## STORED DATA:

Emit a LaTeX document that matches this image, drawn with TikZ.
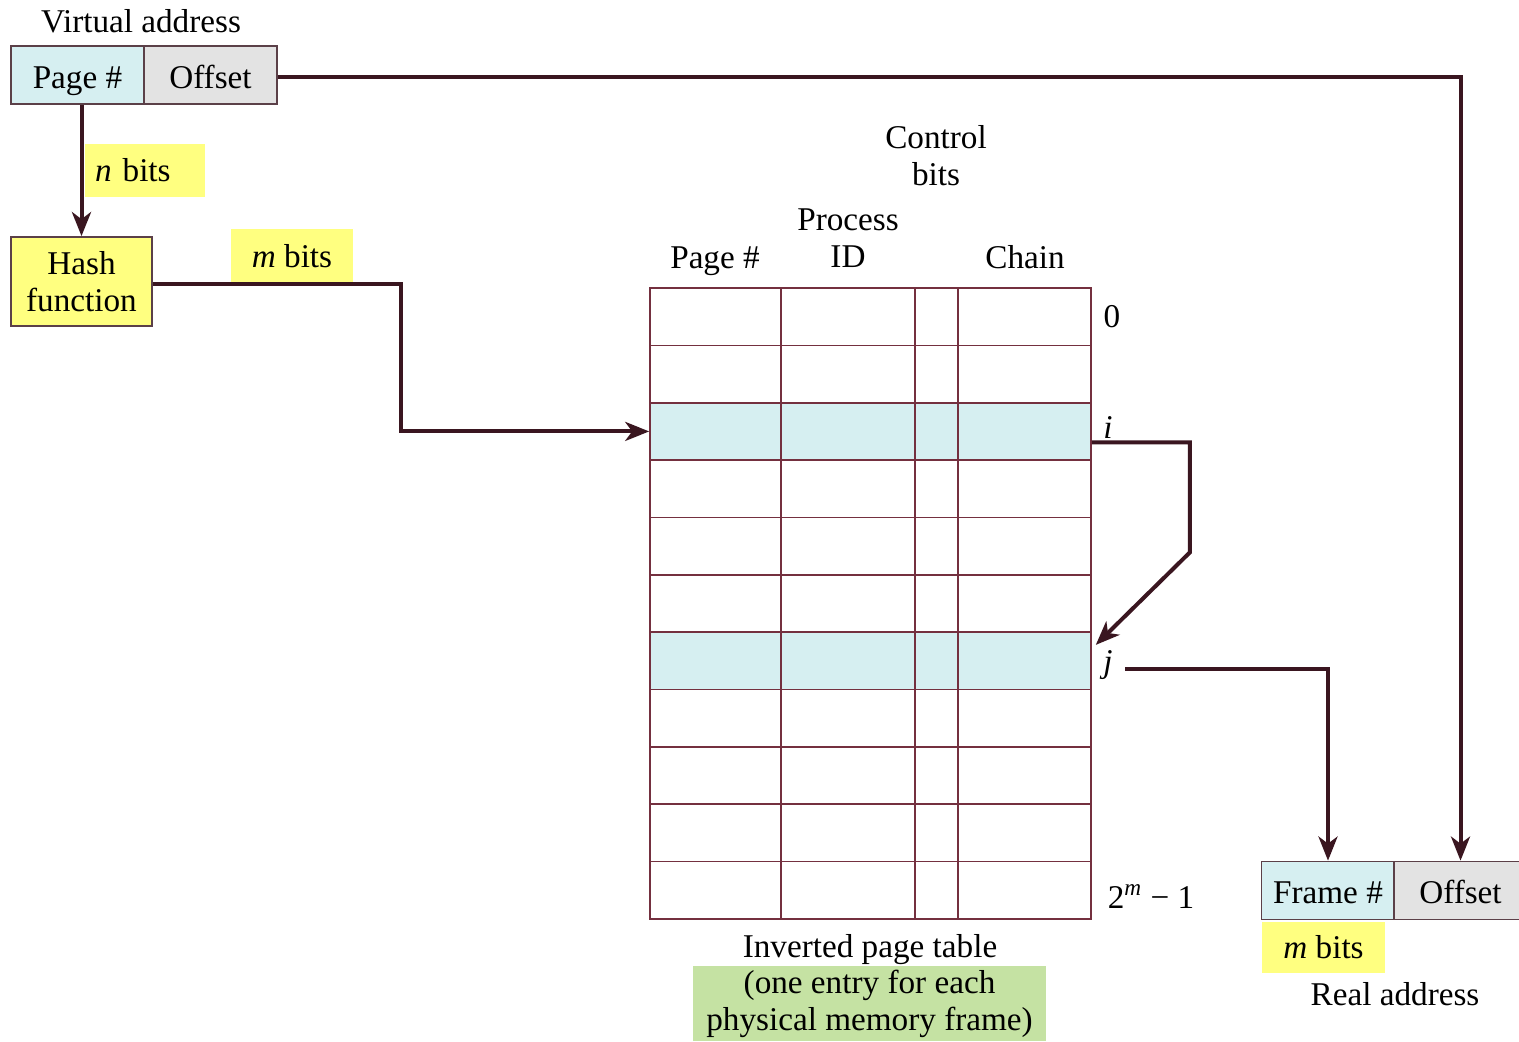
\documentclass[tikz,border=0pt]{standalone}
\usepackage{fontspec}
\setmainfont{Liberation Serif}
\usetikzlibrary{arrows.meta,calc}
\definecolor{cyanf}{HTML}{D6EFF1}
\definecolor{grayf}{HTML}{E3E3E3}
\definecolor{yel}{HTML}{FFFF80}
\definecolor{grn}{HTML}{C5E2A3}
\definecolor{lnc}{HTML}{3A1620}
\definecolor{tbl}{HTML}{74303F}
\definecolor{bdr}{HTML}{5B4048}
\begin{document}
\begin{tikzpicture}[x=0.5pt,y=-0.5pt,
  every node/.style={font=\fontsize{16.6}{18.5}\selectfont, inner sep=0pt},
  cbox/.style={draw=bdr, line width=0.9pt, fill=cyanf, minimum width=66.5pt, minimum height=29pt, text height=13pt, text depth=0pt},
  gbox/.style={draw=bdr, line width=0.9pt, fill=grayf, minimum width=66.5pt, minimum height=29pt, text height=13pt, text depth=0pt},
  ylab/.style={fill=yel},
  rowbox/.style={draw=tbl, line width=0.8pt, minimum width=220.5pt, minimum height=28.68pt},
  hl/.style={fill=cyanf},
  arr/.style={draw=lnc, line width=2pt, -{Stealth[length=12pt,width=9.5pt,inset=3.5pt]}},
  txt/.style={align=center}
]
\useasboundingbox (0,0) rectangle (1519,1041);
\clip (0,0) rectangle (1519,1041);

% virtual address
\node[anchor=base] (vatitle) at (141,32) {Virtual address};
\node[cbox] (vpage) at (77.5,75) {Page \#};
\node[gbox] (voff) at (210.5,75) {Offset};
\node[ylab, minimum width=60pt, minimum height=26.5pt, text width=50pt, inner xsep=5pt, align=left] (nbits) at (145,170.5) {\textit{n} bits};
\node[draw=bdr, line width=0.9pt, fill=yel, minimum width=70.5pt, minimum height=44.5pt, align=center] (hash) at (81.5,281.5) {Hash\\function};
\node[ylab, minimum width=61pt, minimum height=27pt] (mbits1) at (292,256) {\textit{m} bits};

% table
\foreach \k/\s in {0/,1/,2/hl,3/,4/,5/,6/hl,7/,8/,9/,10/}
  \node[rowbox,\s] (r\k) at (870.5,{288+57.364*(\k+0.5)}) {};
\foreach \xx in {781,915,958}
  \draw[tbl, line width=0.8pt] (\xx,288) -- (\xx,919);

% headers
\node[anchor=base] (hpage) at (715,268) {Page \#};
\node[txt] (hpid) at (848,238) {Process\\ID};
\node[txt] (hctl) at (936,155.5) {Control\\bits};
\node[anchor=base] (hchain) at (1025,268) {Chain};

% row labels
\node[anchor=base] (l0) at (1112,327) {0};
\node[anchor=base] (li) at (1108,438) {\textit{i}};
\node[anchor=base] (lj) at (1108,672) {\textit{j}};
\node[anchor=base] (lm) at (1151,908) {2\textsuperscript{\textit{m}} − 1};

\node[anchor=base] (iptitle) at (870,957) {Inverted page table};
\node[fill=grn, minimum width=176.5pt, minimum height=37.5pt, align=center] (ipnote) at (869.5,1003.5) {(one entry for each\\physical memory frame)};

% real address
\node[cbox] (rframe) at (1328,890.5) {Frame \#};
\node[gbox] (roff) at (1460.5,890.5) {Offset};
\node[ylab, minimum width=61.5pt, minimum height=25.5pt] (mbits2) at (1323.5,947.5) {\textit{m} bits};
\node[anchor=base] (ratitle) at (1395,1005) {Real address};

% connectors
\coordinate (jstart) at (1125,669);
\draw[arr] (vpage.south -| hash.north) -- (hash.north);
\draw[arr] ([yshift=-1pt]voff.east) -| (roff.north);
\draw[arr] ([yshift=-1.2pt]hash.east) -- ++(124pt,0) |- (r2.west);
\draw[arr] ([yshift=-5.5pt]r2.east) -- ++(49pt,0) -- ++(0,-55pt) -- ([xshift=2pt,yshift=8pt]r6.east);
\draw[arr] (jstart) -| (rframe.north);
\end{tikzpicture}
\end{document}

## AIM:
Return each line from the material above exactly, but not the pictures.

## FINISHED TASK:
Emit a LaTeX document that matches this image, drawn with TikZ.
\documentclass[tikz,border=0pt]{standalone}
\usepackage{fontspec}
\setmainfont{Liberation Serif}
\usetikzlibrary{arrows.meta,calc}
\definecolor{cyanf}{HTML}{D6EFF1}
\definecolor{grayf}{HTML}{E3E3E3}
\definecolor{yel}{HTML}{FFFF80}
\definecolor{grn}{HTML}{C5E2A3}
\definecolor{lnc}{HTML}{3A1620}
\definecolor{tbl}{HTML}{74303F}
\definecolor{bdr}{HTML}{5B4048}
\begin{document}
\begin{tikzpicture}[x=0.5pt,y=-0.5pt,
  every node/.style={font=\fontsize{16.6}{18.5}\selectfont, inner sep=0pt},
  cbox/.style={draw=bdr, line width=0.9pt, fill=cyanf, minimum width=66.5pt, minimum height=29pt, text height=13pt, text depth=0pt},
  gbox/.style={draw=bdr, line width=0.9pt, fill=grayf, minimum width=66.5pt, minimum height=29pt, text height=13pt, text depth=0pt},
  ylab/.style={fill=yel},
  rowbox/.style={draw=tbl, line width=0.8pt, minimum width=220.5pt, minimum height=28.68pt},
  hl/.style={fill=cyanf},
  arr/.style={draw=lnc, line width=2pt, -{Stealth[length=12pt,width=9.5pt,inset=3.5pt]}},
  txt/.style={align=center}
]
\useasboundingbox (0,0) rectangle (1519,1041);
\clip (0,0) rectangle (1519,1041);

% virtual address
\node[anchor=base] (vatitle) at (141,32) {Virtual address};
\node[cbox] (vpage) at (77.5,75) {Page \#};
\node[gbox] (voff) at (210.5,75) {Offset};
\node[ylab, minimum width=60pt, minimum height=26.5pt, text width=50pt, inner xsep=5pt, align=left] (nbits) at (145,170.5) {\textit{n} bits};
\node[draw=bdr, line width=0.9pt, fill=yel, minimum width=70.5pt, minimum height=44.5pt, align=center] (hash) at (81.5,281.5) {Hash\\function};
\node[ylab, minimum width=61pt, minimum height=27pt] (mbits1) at (292,256) {\textit{m} bits};

% table
\foreach \k/\s in {0/,1/,2/hl,3/,4/,5/,6/hl,7/,8/,9/,10/}
  \node[rowbox,\s] (r\k) at (870.5,{288+57.364*(\k+0.5)}) {};
\foreach \xx in {781,915,958}
  \draw[tbl, line width=0.8pt] (\xx,288) -- (\xx,919);

% headers
\node[anchor=base] (hpage) at (715,268) {Page \#};
\node[txt] (hpid) at (848,238) {Process\\ID};
\node[txt] (hctl) at (936,155.5) {Control\\bits};
\node[anchor=base] (hchain) at (1025,268) {Chain};

% row labels
\node[anchor=base] (l0) at (1112,327) {0};
\node[anchor=base] (li) at (1108,438) {\textit{i}};
\node[anchor=base] (lj) at (1108,672) {\textit{j}};
\node[anchor=base] (lm) at (1151,908) {2\textsuperscript{\textit{m}} − 1};

\node[anchor=base] (iptitle) at (870,957) {Inverted page table};
\node[fill=grn, minimum width=176.5pt, minimum height=37.5pt, align=center] (ipnote) at (869.5,1003.5) {(one entry for each\\physical memory frame)};

% real address
\node[cbox] (rframe) at (1328,890.5) {Frame \#};
\node[gbox] (roff) at (1460.5,890.5) {Offset};
\node[ylab, minimum width=61.5pt, minimum height=25.5pt] (mbits2) at (1323.5,947.5) {\textit{m} bits};
\node[anchor=base] (ratitle) at (1395,1005) {Real address};

% connectors
\coordinate (jstart) at (1125,669);
\draw[arr] (vpage.south -| hash.north) -- (hash.north);
\draw[arr] ([yshift=-1pt]voff.east) -| (roff.north);
\draw[arr] ([yshift=-1.2pt]hash.east) -- ++(124pt,0) |- (r2.west);
\draw[arr] ([yshift=-5.5pt]r2.east) -- ++(49pt,0) -- ++(0,-55pt) -- ([xshift=2pt,yshift=8pt]r6.east);
\draw[arr] (jstart) -| (rframe.north);
\end{tikzpicture}
\end{document}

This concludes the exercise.